A rumble sounded from up there. Way, way up. It was gentle at first, as soft as a purring cat. It seemed to be ahead of the spot, and at the same time trailing it, or maybe circling all around it. As the spot got larger, the rumble got louder.

The playground fell silent.

The others had noticed now. They heard the sound and they looked up. The dark spot had grown and shifted into a longer shape, more like a bullet or a spear.

Seconds passed.

The front of it lit like a match, a small red spot at first, and then a flare of sparks, red and blue and white that spread around it, wrapping it like a blanket. The rumbling grew louder, loud enough to shake the ground they were standing on.

Then it was silent.

The thing was still there. It was still falling. From space, Kathy knew. It had to be entering the atmosphere to be burning like that. She stared at it in wonder, eyes wide and unblinking, heart racing in the excitement. It was trailing across the sky now, sparks and smoke and small bits of debris flowing out behind it. It was coming faster and faster, outpacing the sound of its travel, rocketing across the sky, reaching the face of the sun and momentarily blotting it out in its mass.

She could almost see it, rounded and sleek in its speed. It was approaching the horizon in a hurry, reaching the edge of her sky almost as fast as it had arrived. For all its size, it was still so high. She knew it wouldn't stay there. It was going to come down. It was going to crash somewhere, whatever it was. An asteroid? A satellite? A secret military weapon? An alien? There were too many possibilities.
 

It was the most amazing thing she had ever seen.

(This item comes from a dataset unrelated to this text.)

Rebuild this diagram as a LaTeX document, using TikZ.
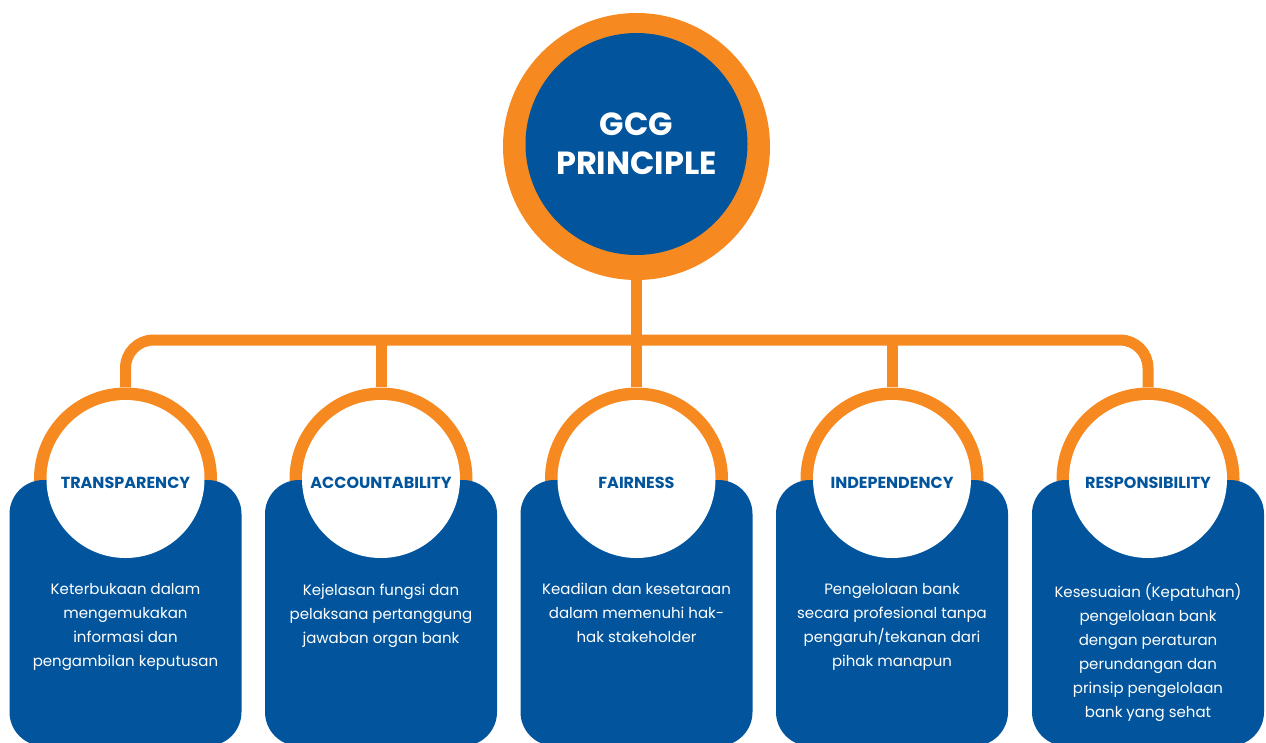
\documentclass[tikz,border=0pt]{standalone}
\usepackage{fontspec}
\setmainfont{Poppins}
\definecolor{gcgorange}{HTML}{F68A20}
\definecolor{gcgblue}{HTML}{02559D}
\begin{document}
\begin{tikzpicture}[x=1pt,y=-1pt,
  link/.style={draw=gcgorange,line width=11pt},
  ring/.style={circle,fill=gcgorange,minimum size=183pt,inner sep=0pt},
  disc/.style={circle,fill=white,minimum size=158pt,inner sep=0pt},
  title/.style={text=gcgblue,font=\fontsize{16}{18}\selectfont\bfseries},
  card/.style={fill=gcgblue,rounded corners=34pt},
  desc/.style={anchor=north,align=center,text=white,font=\fontsize{15}{24}\selectfont}]
\useasboundingbox (0,0) rectangle (1266,742);
\clip (0,0) rectangle (1266,742);
% top circle
\node[circle,fill=gcgorange,minimum size=267pt,inner sep=0pt] (topring) at (636.5,146.5) {};
\node[circle,fill=gcgblue,minimum size=222pt,inner sep=0pt,align=center,text=white,
  font=\fontsize{32}{39}\selectfont\bfseries] (top) at (636.5,144) {GCG\\PRINCIPLE};
% child rings
\foreach \i/\x in {1/125.5,2/381,3/636.5,4/892,5/1148}{
  \node[ring] (r\i) at (\x,479) {};
}
\coordinate (bar) at (636.5,340);
% connectors
\draw[link] (topring.south) -- (bar);
\draw[link,rounded corners=28pt] (r1.north) |- (bar) -| (r5.north);
\draw[link] (r2.north) -- (r2.north |- bar);
\draw[link] (r3.north) -- (r3.north |- bar);
\draw[link] (r4.north) -- (r4.north |- bar);
% cards
\foreach \i/\x in {1/125.5,2/381,3/636.5,4/892,5/1148}{
  \fill[card] (\x-116,480) rectangle (\x+116,746);
}
% white discs with titles
\foreach \i/\x in {1/125.5,2/381,3/636.5,4/892,5/1148}{
  \node[disc] (d\i) at (\x,479) {};
}
\node[title] (h1) at ([yshift=-3.5pt]d1.center) {TRANSPARENCY};
\node[title] (h2) at ([yshift=-3.5pt]d2.center) {ACCOUNTABILITY};
\node[title] (h3) at ([yshift=-3.5pt]d3.center) {FAIRNESS};
\node[title] (h4) at ([yshift=-3.5pt]d4.center) {INDEPENDENCY};
\node[title] (h5) at ([yshift=-3.5pt]d5.center) {RESPONSIBILITY};
% descriptions
\node[desc] (t1) at (125.5,580) {Keterbukaan dalam\\mengemukakan\\informasi dan\\pengambilan keputusan};
\node[desc] (t2) at (381,580) {Kejelasan fungsi dan\\pelaksana pertanggung\\jawaban organ bank};
\node[desc] (t3) at (636.5,580) {Keadilan dan kesetaraan\\dalam memenuhi hak-\\hak stakeholder};
\node[desc] (t4) at (892,580) {Pengelolaan bank\\secara profesional tanpa\\pengaruh/tekanan dari\\pihak manapun};
\node[desc] (t5) at (1148,580) {Kesesuaian (Kepatuhan)\\pengelolaan bank\\dengan peraturan\\perundangan dan\\prinsip pengelolaan\\bank yang sehat};
\end{tikzpicture}
\end{document}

It vanished over the edge of some trees and houses that rested outside the school grounds, a massive hulk of a form. Too big to be a satellite. Too big to be anything manmade, and she hadn't seen anything online about any asteroids passing close by anytime soon.

Kathy closed her eyes. The thing had passed them by, spared them from the fury of its impact. Would everyone be so lucky? Where was it going to hit? How many would be killed?

The sound caught up to them, a deafening roar that shook the trees and caused some of the children behind her to start screaming in fear. She felt Michael take her hand in his, and for once she didn't shake him off. Not because she was scared. Because she was happy. All of her life she had dreamed of the stars. All of her life she had felt that there was something out there. She had read every e-book she could find about the space program and the moon landings. She idolized the astronauts who had made their way off the planet and out there, before budget cuts and fiscal restraint had caused a once curious species to resort to small, unmanned exploration and leave the people glued to the planet.

This. This was something. She knew it. She had been training her body, training her mind as if she would one day become one of those astronauts she had read about. As if she would one day make the trip up there. To her, there had never been a question of if, only one of how.

Something told her she had her answer.

6

"Ares."

"Ella? Am I dreaming?"

"Not exactly."

"Where am I?"

"Find it."

"Find what?"

"Goliath. They're coming. Find it."

"What? Who's coming?"

"They're going to fix it. Don't forget."

Mitchell opened his eyes. He could see the robotic arms of the medical bots positioned over him, rotating and shifting around his right side, picking shrapnel from his wounds, cleaning them out, and gluing him back together. He was too drugged up to feel any pain from it. In fact, he couldn't feel anything below the neck at all, a sensation that might have panicked a civilian.
 

It wasn't the first time had had been shot. He was a Space Marine.